Thursday morning, Ezra Klein at the New York Times published a column titled “Charlie Kirk Was Practicing Politics the Right Way.” Klein’s general thesis is that Kirk was willing to talk to anyone, regardless of their beliefs, as evidenced by what he was doing while he was shot, which was debating people on college campuses. Klein is not alone in this take; the overwhelming sentiment from America’s largest media institutions in the immediate aftermath of his death has been to paint Kirk as a mainstream political commentator, someone whose politics liberals and leftists may not agree with but someone who was open to dialogue and who espoused the virtues of free speech.
“You can dislike much of what Kirk believed and the following statement is still true: Kirk was practicing politics in exactly the right way. He was showing up to campuses and talking with anyone who would talk to him,” Klein wrote. “He was one of the era’s most effective practitioners of persuasion. When the left thought its hold on the hearts and minds of college students was nearly absolute, Kirk showed up again and again to break it.”
“I envied what he built. A taste for disagreement is a virtue in a democracy. Liberalism could use more of his moxie and fearlessness,” Klein continued.
Kirk is being posthumously celebrated by much of the mainstream press as a noble sparring partner for center-left politicians and pundits. Meanwhile, the very real, very negative, and sometimes violent impacts of his rhetoric and his political projects are being glossed over or ignored entirely. In the New York Times, Kirk was an “energetic” voice who was “critical of gay and transgender rights,” but few of the national pundits have encouraged people to actually go read what Kirk tweeted or listen to what he said on his podcast to millions and millions of people. “Whatever you think of Kirk (I had many disagreements with him, and he with me), when he died he was doing exactly what we ask people to do on campus: Show up.
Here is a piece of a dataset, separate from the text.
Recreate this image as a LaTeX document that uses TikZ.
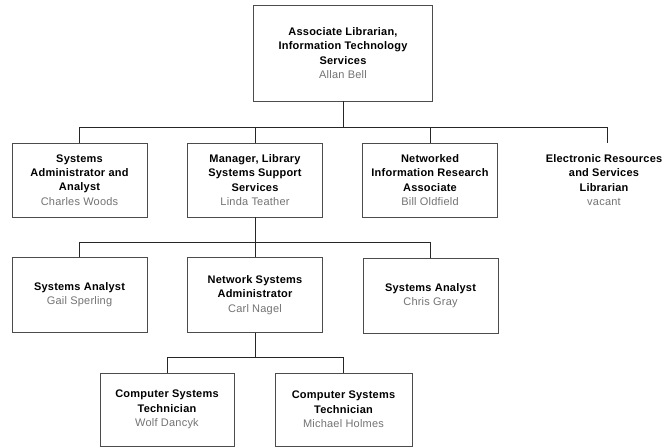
\documentclass[tikz,border=0pt]{standalone}
\usepackage{fontspec}
\setmainfont[LetterSpace=2]{Liberation Sans}
\begin{document}
\begin{tikzpicture}[x=1pt,y=-1pt,
  box/.style={draw=black!70, line width=0.7pt, fill=white, minimum width=135pt, minimum height=74pt, align=center, inner sep=2pt, font=\fontsize{11}{14.3}\selectfont},
  nobox/.style={box, draw=none, fill=none},
  conn/.style={draw=black!85, line width=0.9pt}]
\newcommand{\who}[1]{\\{\color{black!55}#1}}
\useasboundingbox (0,0) rectangle (665,447);
\node[box, minimum width=179pt, minimum height=96pt] (top) at (343,53)
  {\bfseries Associate Librarian,\\\bfseries Information Technology\\\bfseries Services\who{Allan Bell}};
\node[box] (sa) at (79.5,180) {\bfseries Systems\\\bfseries Administrator and\\\bfseries Analyst\who{Charles Woods}};
\node[box] (mgr) at (255,180) {\bfseries Manager, Library\\\bfseries Systems Support\\\bfseries Services\who{Linda Teather}};
\node[box] (nir) at (430,180) {\bfseries Networked\\\bfseries Information Research\\\bfseries Associate\who{Bill Oldfield}};
\node[nobox] (er) at (604,180) {\bfseries Electronic Resources\\\bfseries and Services\\\bfseries Librarian\who{vacant}};
\node[box, minimum height=75pt] (gs) at (79.5,294.5) {\bfseries Systems Analyst\who{Gail Sperling}};
\node[box, minimum height=75pt] (nsa) at (255,295) {\bfseries Network Systems\\\bfseries Administrator\who{Carl Nagel}};
\node[box, minimum height=75pt] (cg) at (430.5,296) {\bfseries Systems Analyst\who{Chris Gray}};
\node[box, minimum width=134pt, minimum height=73pt] (wd) at (167,409.5) {\bfseries Computer Systems\\\bfseries Technician\who{Wolf Dancyk}};
\node[box, minimum width=137pt, minimum height=73pt] (mh) at (343.5,409.5) {\bfseries Computer Systems\\\bfseries Technician\who{Michael Holmes}};
\coordinate (j1) at (343,127);
\coordinate (j2) at (255,242);
\coordinate (j3) at (255,357);
\coordinate (e1) at (607,127);
\draw[conn] (top.south) -- (j1);
\draw[conn] (sa.north) -- (sa.north |- j1) -- (e1) -- (e1 |- er.north);
\draw[conn] (mgr.north) -- (mgr.north |- j1);
\draw[conn] (nir.north) -- (nir.north |- j1);
\draw[conn] (mgr.south) -- (j2);
\draw[conn] (gs.north) -- (gs.north |- j2) -- (cg.north |- j2) -- (cg.north);
\draw[conn] (j2) -- (nsa.north);
\draw[conn] (nsa.south) -- (j3);
\draw[conn] (wd.north) -- (wd.north |- j3) -- (mh.north |- j3) -- (mh.north);
\end{tikzpicture}
\end{document}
Debate. Talk. Engage peacefully, even when emotions run high,” David French wrote in the Times. “In fact, that’s how he made his name, in debate after debate on campus after campus.”
This does not mean Kirk deserved to die or that political violence is ever justified. What happened to Kirk is horrifying, and we fear deeply for whatever will happen next. But it is undeniable that Kirk was not just a part of the extremely tense, very dangerous national dialogue, he was an accelerationist force whose work to dehumanize LGBTQ+ people and threaten the free speech of professors, teachers, and school board members around the country has directly put the livelihoods and physical safety of many people in danger. We do no one any favors by ignoring this, even in the immediate aftermath of an assassination like this.
Kirk claimed that his Turning Point USA sent “80+ buses full of patriots” to the January 6 insurrection. Turning Point USA has also run a “Professor Watchlist,”and a “School Board Watchlist” for nearly a decade.